Nel "Detroit Institute of Arts" c'è un altro quadro che ci parla di baseball, al piano terra, nella sezione dedicata alla pittura americana dell'Ottocento. Appeso a due metri da terra troviamo The Ball Players, una tela di dimensioni ridotte (40×60) dipinta nel 1871 da uno dei grandi artisti americani dell'epoca, William Morris Hunt.
L'opera presenta uno scorcio campestre: sul limitare di un centro urbano una spianata leggermente in discesa è il luogo scelto da tre uomini per giocare. Siamo in estate, il fondo del terreno oscilla fra l'ocra e il marrone, l'erba deve essere ormai secca per il calore, forse si tratta di un campo di grano dopo la mietiura. Anche gli alberi, di un verde scuro, che segnano assieme alle case il bordo superiore del terreno, ci parlano della bella stagione, ma non c'è brillantezza, non c'è una particolare luminosità. La luce sembra diffusa, non proviene da nessun punto dello spazio: le ombre sul terreno -se ci sono- sono appena accennate. Il lato destro del quadro non ha un limite, sconfina oltre la cornice a suggerire un campo vasto e illimitato.
I tre uomini sono allineati in diagonale. I due giocatori di spalle, con in testa dei cappelli chiari a larghe tese, giacca a maniche lunghe e pantaloni neri, sono un battitore e un catcher in piedi. Di fronte, lontano, c'è un lanciatore in maniche di camicia con un gilet e un cappello nero. Il volto è una macchia di colore.
Il pitcher e il catcher hanno entrambi le mani sui fianchi, ritratti in pausa fra un lancio e l'altro. Fra di loro, il battitore destro ondeggia la mazza abbassata, attende spostando il perso del corpo verso la gamba sinistra che il pitcher effettui il caricamento.
Ciò che unisce le tre figure è dunque l'attesa di un'azione imminente, il lancio che traccerà nell'aria una traiettoria lineare che trafiggerà lo spazio in diagonale rispetto all'osservatore. Un evento effimero. Un'azione fine a se stessa il cui fine non è la produzione di qualcosa, un gesto che contrasta come altri gesti di altri uomini che tempo prima hanno portato a termine la mietitura del campo. Ora su quel terreno il lavoro ha lasciato il posto al gioco.

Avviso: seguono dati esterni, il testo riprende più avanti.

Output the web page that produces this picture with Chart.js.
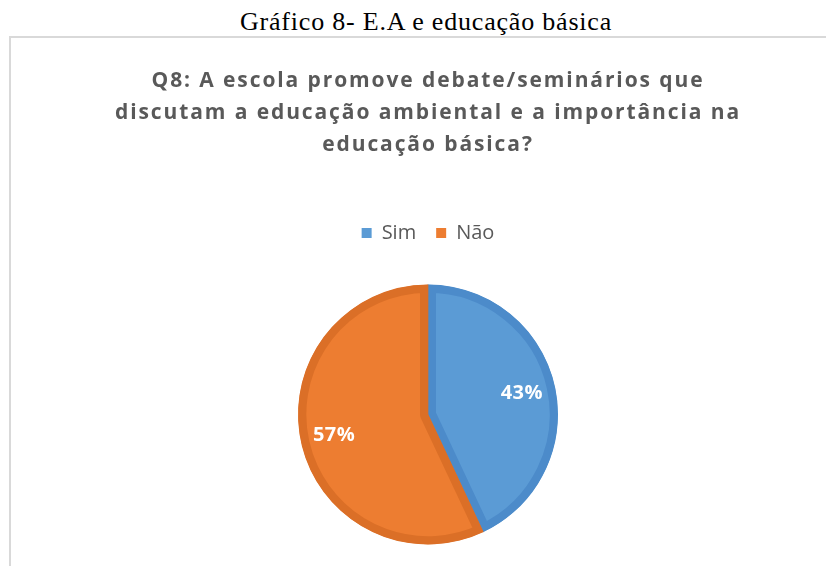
<!DOCTYPE html>
<html>
<head>
<meta charset="utf-8">
<script src="https://cdn.jsdelivr.net/npm/chart.js@4/dist/chart.umd.min.js"></script>
<style>
  html, body { margin: 0; padding: 0; background: #fff; overflow: hidden; }
  body { width: 826px; height: 566px; position: relative; }
  #caption {
    position: absolute; left: 0; top: 7px; width: 852px; text-align: center;
    font-family: "Liberation Serif", "Times New Roman", serif; font-size: 26px;
    letter-spacing: 0.8px; color: #000;
  }
  #frame {
    position: absolute; left: 9px; top: 36px; width: 840px; height: 600px;
    border: 2px solid #d9d9d9; background: #fff;
  }
  #wrap { position: absolute; left: 0; top: 0; width: 834px; height: 560px; }
</style>
</head>
<body>
<div id="caption">Gráfico 8- E.A e educação básica</div>
<div id="frame"><div id="wrap"><canvas id="chart"></canvas></div></div>
<script>
// chart data
let titleLines = [
  "Q8: A escola promove debate/seminários que",
  "discutam a educação ambiental e a importância na",
  "educação básica?"
];
let labels = ["Sim", "Não"];
let values = [43, 57];
let fillColors = ["#5B9BD5", "#ED7D31"];
let edgeColors = ["#4C8BCA", "#DB6F27"];

// wide letter spacing for the title only
let spacing = {
  id: "spacing",
  beforeDraw(chart) {
    chart.ctx.letterSpacing = "1.9px";
    let legend = chart.legend;
    if (legend && !legend._plainText) {
      let draw = legend.draw.bind(legend);
      legend.draw = function (area) {
        chart.ctx.letterSpacing = "0px";
        draw(area);
        chart.ctx.letterSpacing = "1.9px";
      };
      legend._plainText = true;
    }
  },
  beforeDatasetsDraw(chart) { chart.ctx.letterSpacing = "0px"; }
};

// percent labels inside the slices
let sliceLabels = {
  id: "sliceLabels",
  afterDatasetsDraw(chart) {
    let ctx = chart.ctx;
    let meta = chart.getDatasetMeta(0);
    let total = values.reduce((a, b) => a + b, 0);
    ctx.save();
    ctx.letterSpacing = "0.5px";
    ctx.font = "bold 20px 'Open Sans', sans-serif";
    ctx.fillStyle = "#ffffff";
    ctx.textAlign = "center";
    ctx.textBaseline = "middle";
    meta.data.forEach((arc, i) => {
      let mid = (arc.startAngle + arc.endAngle) / 2;
      let r = arc.outerRadius * 0.74;
      let x = arc.x + Math.cos(mid) * r;
      let y = arc.y + Math.sin(mid) * r;
      ctx.fillText(Math.round(values[i] / total * 100) + "%", x, y);
    });
    ctx.restore();
  }
};

let ctx = document.getElementById("chart").getContext("2d");

let chart = new Chart(ctx, {
  type: "pie",
  data: {
    labels: labels,
    datasets: [{
      data: values,
      backgroundColor: fillColors,
      borderColor: edgeColors,
      borderWidth: 8,
      borderAlign: "inner",
      radius: 130
    }]
  },
  options: {
    responsive: true,
    maintainAspectRatio: false,
    animation: false,
    layout: { padding: { top: 0, bottom: 22, left: 0, right: 0 } },
    plugins: {
      title: {
        display: true,
        text: titleLines,
        color: "#595959",
        font: { family: "'Open Sans', sans-serif", size: 21, weight: "bold", lineHeight: 32 / 21 },
        padding: { top: 27, bottom: 42 }
      },
      legend: {
        display: true,
        position: "top",
        labels: {
          color: "#595959",
          font: { family: "'Open Sans', sans-serif", size: 20 },
          boxWidth: 10,
          boxHeight: 10,
          padding: 20,
          generateLabels(chart) {
            return labels.map((name, i) => ({
              text: name,
              fillStyle: fillColors[i],
              strokeStyle: fillColors[i],
              lineWidth: 0,
              fontColor: "#595959",
              index: i
            }));
          }
        }
      },
      tooltip: { enabled: false }
    }
  },
  plugins: [spacing, sliceLabels]
});
</script>
</body>
</html>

Il momento è leggero eppure solenne. Torna in mente un quadro famosissimo, L'Angelus del francese Millet, in cui due contadini interrompono per un momento la dura fatica dei campi per pregare assieme nell'ora canonica. Ecco: come la coppia dei contadini europei del dipinto di Millet, anche i tre giocatori americani stanno eseguendo un rito su un campo di lavoro, anche loro trasformano il luogo in cui si trovano, assegnano al campo una nuova funzione. Ma nel quadro di Hunt il raccoglimento statico del Vecchio Mondo si trasforma nella solennità e allo stesso tempo nella leggerezza dei riti del Nuovo Mondo.

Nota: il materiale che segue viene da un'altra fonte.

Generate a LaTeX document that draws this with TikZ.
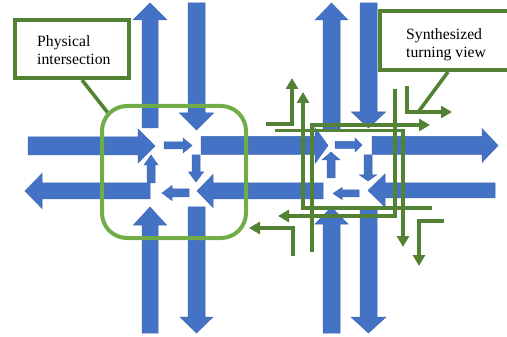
\documentclass[tikz,border=0pt]{standalone}
\usepackage{fontspec}
\setmainfont{Liberation Serif}
\usetikzlibrary{arrows.meta}
\definecolor{arrblue}{HTML}{4472C4}
\definecolor{arredge}{HTML}{3F69B5}
\definecolor{ltgreen}{HTML}{70AD47}
\definecolor{dkgreen}{HTML}{548235}
\pgfdeclarelayer{back}
\pgfsetlayers{back,main}
\tikzset{
  blarr/.style={fill=arrblue, draw=arredge, line width=0.5pt},
  turnline/.style={draw=dkgreen, line width=3.4pt, -{Triangle[length=11pt,width=12pt]}},
  lblbox/.style={draw=dkgreen, line width=4pt, fill=white, inner sep=0pt},
  lbltext/.style={font=\fontsize{15.7}{18.5}\selectfont, align=left, inner sep=0pt, text=black},
  pointer/.style={draw=dkgreen, line width=3.6pt},
  zone/.style={draw=ltgreen, line width=4pt, rounded corners=25pt, inner sep=0pt}
}
% horizontal arrow: tail x, head-base x, tip x, centre y, shaft half width, head half width
\newcommand{\HArr}[6]{\filldraw[blarr] (#1,#4-#5) -- (#2,#4-#5) -- (#2,#4-#6) -- (#3,#4) -- (#2,#4+#6) -- (#2,#4+#5) -- (#1,#4+#5) -- cycle;}
% vertical arrow: tail y, head-base y, tip y, centre x, shaft half width, head half width
\newcommand{\VArr}[6]{\filldraw[blarr] (#4-#5,#1) -- (#4-#5,#2) -- (#4-#6,#2) -- (#4,#3) -- (#4+#6,#2) -- (#4+#5,#2) -- (#4+#5,#1) -- cycle;}
\begin{document}
\begin{tikzpicture}[x=1pt,y=-1pt]
\useasboundingbox (0,0) rectangle (507,337);
\clip (0,0) rectangle (507,337);
% ---- left intersection (blue)
\VArr{128}{20}{3}{150}{8}{17}
\VArr{3}{113}{130}{196.5}{8.5}{17}
\HArr{28}{138}{155}{146}{9}{17}
\HArr{164}{183}{192}{145.5}{3.5}{7.5}
\HArr{201}{315}{328}{145.5}{9}{18}
\VArr{155}{172}{182}{196}{4}{7.5}
\HArr{323}{213}{197}{191}{8}{16.5}
\HArr{189}{172}{162}{193}{4}{7.5}
\HArr{150}{42}{25}{191}{8}{17.5}
\VArr{183}{165}{155}{151}{4}{7}
\VArr{333}{225}{207}{150}{8}{16.5}
\VArr{207}{317}{333}{196.5}{8.5}{16.5}
% ---- right intersection (blue)
\VArr{130}{20}{3}{331.5}{8.5}{16.5}
\VArr{3}{112}{128}{368.5}{8.5}{17}
\HArr{335}{355}{362}{145}{3.5}{7}
\HArr{372}{482}{498}{145.5}{9}{17}
\VArr{155}{175}{181}{368}{4}{8.5}
\HArr{495}{385}{368}{190.5}{7.5}{16.5}
\HArr{359}{342}{333}{193.5}{3.5}{6}
\VArr{178}{160}{152}{331}{4}{9}
\VArr{333}{224}{207}{331.5}{8.5}{16.5}
\VArr{208}{317}{333}{368.5}{8.5}{17.5}
% ---- physical intersection zone
\node[zone, minimum width=144pt, minimum height=132pt] (zone) at (174,172) {};
% ---- synthesized turning movements
\draw[turnline] (266,124) -- (292,124) -- (292,78);
\draw[turnline] (432,208) -- (303,208) -- (303,92);
\draw[turnline] (395,89) -- (395,216) -- (278,216);
\draw[turnline] (312,252) -- (312,125) -- (430,125);
\draw[turnline] (275,130.5) -- (403,130.5) -- (403,247);
\draw[turnline] (407,86) -- (407,112) -- (452,112);
\draw[turnline] (444,221) -- (419,221) -- (419,266);
\draw[turnline] (293,256) -- (293,228) -- (249,228);
% ---- labels
\node[lblbox, minimum width=114pt, minimum height=58pt] (physlbl) at (72,49) {};
\node[lblbox, minimum width=132pt, minimum height=59pt] (synlbl) at (446,40.5) {};
\node[lbltext, anchor=north west] (phystext) at (37,35.2) {Physical\\intersection};
\node[lbltext, anchor=north west] (syntext) at (406,28.4) {Synthesized\\turning view};
\coordinate (physend) at (108,113);
\coordinate (synend) at (419,111);
\begin{pgfonlayer}{back}
\draw[pointer] ([xshift=10pt]physlbl.south) -- (physend);
\draw[pointer] ([xshift=2pt]synlbl.south) -- (synend);
\end{pgfonlayer}
\end{tikzpicture}
\end{document}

Apparentemente, il sottotesto del dipinto ci parla del mondo pastorale in cui sin dagli albori il baseball rappresenta se stesso. Il mito delle origini, di un gioco sorto dall'attività agraria, legato al ciclo delle stagioni, a un mondo arcaico e innocente. Ma a ben vedere non è così, il messaggio del quadro non è affatto ingenuo: dai vestiti, dal profilo middle-class delle case, capiamo che non stiamo osservando un momento di ricreazione di tre lavoratori dei campi, ma di tre cittadini che cercano nel gioco un momento di svago.
Tre giocatori senza una squadra. Un gioco fra tre maschi adulti che nel lettore/spettatore postmoderno evocano la scena iniziale di The Natural (1952) di Bernard Malamud, con Roy Hobbs che sfida Walter "The Whammer" Whambold. E pensando a quella scena mi allontano dal The Ball Players, rivedendo non solo Roy Hobbs, ma anche me stesso in un prato della periferia romana di tanti anni fa, in attesa di un lancio, come milioni di altri ragazzi in tanti altri campi brulli di periferie cittadine trasformati – per un momento intenso e meraviglioso – in diamanti.